— start Provided data —
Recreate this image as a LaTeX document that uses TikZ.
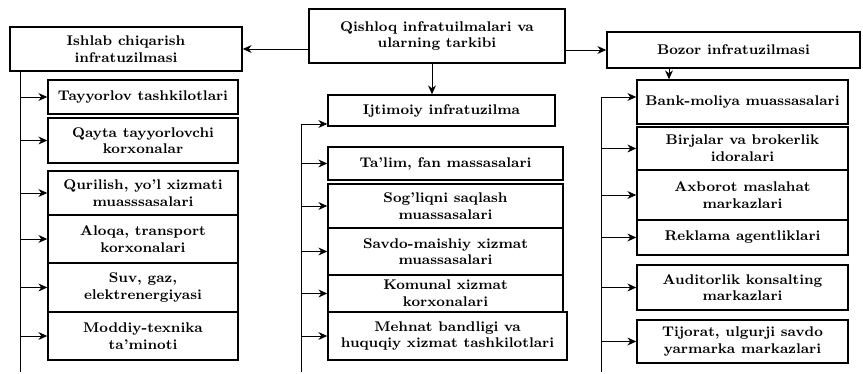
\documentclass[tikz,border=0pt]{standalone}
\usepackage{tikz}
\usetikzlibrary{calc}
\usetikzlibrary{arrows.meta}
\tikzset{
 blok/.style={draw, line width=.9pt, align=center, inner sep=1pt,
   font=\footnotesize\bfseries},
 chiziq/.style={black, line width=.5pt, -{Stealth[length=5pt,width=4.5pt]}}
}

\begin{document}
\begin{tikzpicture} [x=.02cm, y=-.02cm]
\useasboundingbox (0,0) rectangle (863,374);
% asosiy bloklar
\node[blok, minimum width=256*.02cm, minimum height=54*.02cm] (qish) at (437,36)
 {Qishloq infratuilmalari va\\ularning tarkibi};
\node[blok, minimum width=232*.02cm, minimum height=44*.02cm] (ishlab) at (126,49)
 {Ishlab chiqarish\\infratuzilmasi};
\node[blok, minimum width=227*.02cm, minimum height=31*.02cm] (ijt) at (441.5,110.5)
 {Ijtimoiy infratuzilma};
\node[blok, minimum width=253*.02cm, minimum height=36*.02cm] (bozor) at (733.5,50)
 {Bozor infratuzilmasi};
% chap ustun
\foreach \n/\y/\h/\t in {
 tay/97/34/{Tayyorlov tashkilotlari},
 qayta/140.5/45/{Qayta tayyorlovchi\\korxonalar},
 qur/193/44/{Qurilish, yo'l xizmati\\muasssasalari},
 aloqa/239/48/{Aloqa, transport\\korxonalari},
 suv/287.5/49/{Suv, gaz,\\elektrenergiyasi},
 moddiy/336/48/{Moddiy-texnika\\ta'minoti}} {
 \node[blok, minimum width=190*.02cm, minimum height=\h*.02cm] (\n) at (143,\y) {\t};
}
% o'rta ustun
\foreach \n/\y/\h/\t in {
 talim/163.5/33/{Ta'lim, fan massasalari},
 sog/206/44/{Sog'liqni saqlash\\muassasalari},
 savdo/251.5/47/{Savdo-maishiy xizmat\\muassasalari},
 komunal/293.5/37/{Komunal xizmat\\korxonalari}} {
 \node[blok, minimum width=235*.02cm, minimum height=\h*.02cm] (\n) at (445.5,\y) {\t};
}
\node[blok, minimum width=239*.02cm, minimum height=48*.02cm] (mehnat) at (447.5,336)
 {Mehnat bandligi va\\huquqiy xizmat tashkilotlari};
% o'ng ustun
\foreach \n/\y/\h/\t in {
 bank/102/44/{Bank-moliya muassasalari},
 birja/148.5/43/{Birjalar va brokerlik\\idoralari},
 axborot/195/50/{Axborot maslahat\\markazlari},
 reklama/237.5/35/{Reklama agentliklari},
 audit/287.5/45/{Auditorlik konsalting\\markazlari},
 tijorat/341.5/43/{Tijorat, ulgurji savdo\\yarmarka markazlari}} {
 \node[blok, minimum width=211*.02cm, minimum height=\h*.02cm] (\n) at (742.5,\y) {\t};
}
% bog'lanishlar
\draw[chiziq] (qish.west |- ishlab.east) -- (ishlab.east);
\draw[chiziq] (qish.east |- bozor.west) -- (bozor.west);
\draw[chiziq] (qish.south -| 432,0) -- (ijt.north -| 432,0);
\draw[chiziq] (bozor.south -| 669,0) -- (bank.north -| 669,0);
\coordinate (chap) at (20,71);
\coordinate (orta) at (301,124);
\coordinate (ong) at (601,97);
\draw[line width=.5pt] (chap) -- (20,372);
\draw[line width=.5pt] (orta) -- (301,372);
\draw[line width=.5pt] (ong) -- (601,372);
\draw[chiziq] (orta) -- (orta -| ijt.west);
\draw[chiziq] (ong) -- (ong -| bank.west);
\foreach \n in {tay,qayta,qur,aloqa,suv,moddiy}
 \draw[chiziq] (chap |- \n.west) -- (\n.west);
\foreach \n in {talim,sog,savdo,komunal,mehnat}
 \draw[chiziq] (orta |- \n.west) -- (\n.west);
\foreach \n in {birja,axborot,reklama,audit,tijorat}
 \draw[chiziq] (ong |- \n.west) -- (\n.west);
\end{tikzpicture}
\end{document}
— end Provided data —
Pictures excluded, quote all the data above exactly.

Recreate this image as a LaTeX document that uses TikZ.
\documentclass[tikz,border=0pt]{standalone}
\usepackage{tikz}
\usetikzlibrary{calc}
\usetikzlibrary{arrows.meta}
\tikzset{
 blok/.style={draw, line width=.9pt, align=center, inner sep=1pt,
   font=\footnotesize\bfseries},
 chiziq/.style={black, line width=.5pt, -{Stealth[length=5pt,width=4.5pt]}}
}

\begin{document}
\begin{tikzpicture} [x=.02cm, y=-.02cm]
\useasboundingbox (0,0) rectangle (863,374);
% asosiy bloklar
\node[blok, minimum width=256*.02cm, minimum height=54*.02cm] (qish) at (437,36)
 {Qishloq infratuilmalari va\\ularning tarkibi};
\node[blok, minimum width=232*.02cm, minimum height=44*.02cm] (ishlab) at (126,49)
 {Ishlab chiqarish\\infratuzilmasi};
\node[blok, minimum width=227*.02cm, minimum height=31*.02cm] (ijt) at (441.5,110.5)
 {Ijtimoiy infratuzilma};
\node[blok, minimum width=253*.02cm, minimum height=36*.02cm] (bozor) at (733.5,50)
 {Bozor infratuzilmasi};
% chap ustun
\foreach \n/\y/\h/\t in {
 tay/97/34/{Tayyorlov tashkilotlari},
 qayta/140.5/45/{Qayta tayyorlovchi\\korxonalar},
 qur/193/44/{Qurilish, yo'l xizmati\\muasssasalari},
 aloqa/239/48/{Aloqa, transport\\korxonalari},
 suv/287.5/49/{Suv, gaz,\\elektrenergiyasi},
 moddiy/336/48/{Moddiy-texnika\\ta'minoti}} {
 \node[blok, minimum width=190*.02cm, minimum height=\h*.02cm] (\n) at (143,\y) {\t};
}
% o'rta ustun
\foreach \n/\y/\h/\t in {
 talim/163.5/33/{Ta'lim, fan massasalari},
 sog/206/44/{Sog'liqni saqlash\\muassasalari},
 savdo/251.5/47/{Savdo-maishiy xizmat\\muassasalari},
 komunal/293.5/37/{Komunal xizmat\\korxonalari}} {
 \node[blok, minimum width=235*.02cm, minimum height=\h*.02cm] (\n) at (445.5,\y) {\t};
}
\node[blok, minimum width=239*.02cm, minimum height=48*.02cm] (mehnat) at (447.5,336)
 {Mehnat bandligi va\\huquqiy xizmat tashkilotlari};
% o'ng ustun
\foreach \n/\y/\h/\t in {
 bank/102/44/{Bank-moliya muassasalari},
 birja/148.5/43/{Birjalar va brokerlik\\idoralari},
 axborot/195/50/{Axborot maslahat\\markazlari},
 reklama/237.5/35/{Reklama agentliklari},
 audit/287.5/45/{Auditorlik konsalting\\markazlari},
 tijorat/341.5/43/{Tijorat, ulgurji savdo\\yarmarka markazlari}} {
 \node[blok, minimum width=211*.02cm, minimum height=\h*.02cm] (\n) at (742.5,\y) {\t};
}
% bog'lanishlar
\draw[chiziq] (qish.west |- ishlab.east) -- (ishlab.east);
\draw[chiziq] (qish.east |- bozor.west) -- (bozor.west);
\draw[chiziq] (qish.south -| 432,0) -- (ijt.north -| 432,0);
\draw[chiziq] (bozor.south -| 669,0) -- (bank.north -| 669,0);
\coordinate (chap) at (20,71);
\coordinate (orta) at (301,124);
\coordinate (ong) at (601,97);
\draw[line width=.5pt] (chap) -- (20,372);
\draw[line width=.5pt] (orta) -- (301,372);
\draw[line width=.5pt] (ong) -- (601,372);
\draw[chiziq] (orta) -- (orta -| ijt.west);
\draw[chiziq] (ong) -- (ong -| bank.west);
\foreach \n in {tay,qayta,qur,aloqa,suv,moddiy}
 \draw[chiziq] (chap |- \n.west) -- (\n.west);
\foreach \n in {talim,sog,savdo,komunal,mehnat}
 \draw[chiziq] (orta |- \n.west) -- (\n.west);
\foreach \n in {birja,axborot,reklama,audit,tijorat}
 \draw[chiziq] (ong |- \n.west) -- (\n.west);
\end{tikzpicture}
\end{document}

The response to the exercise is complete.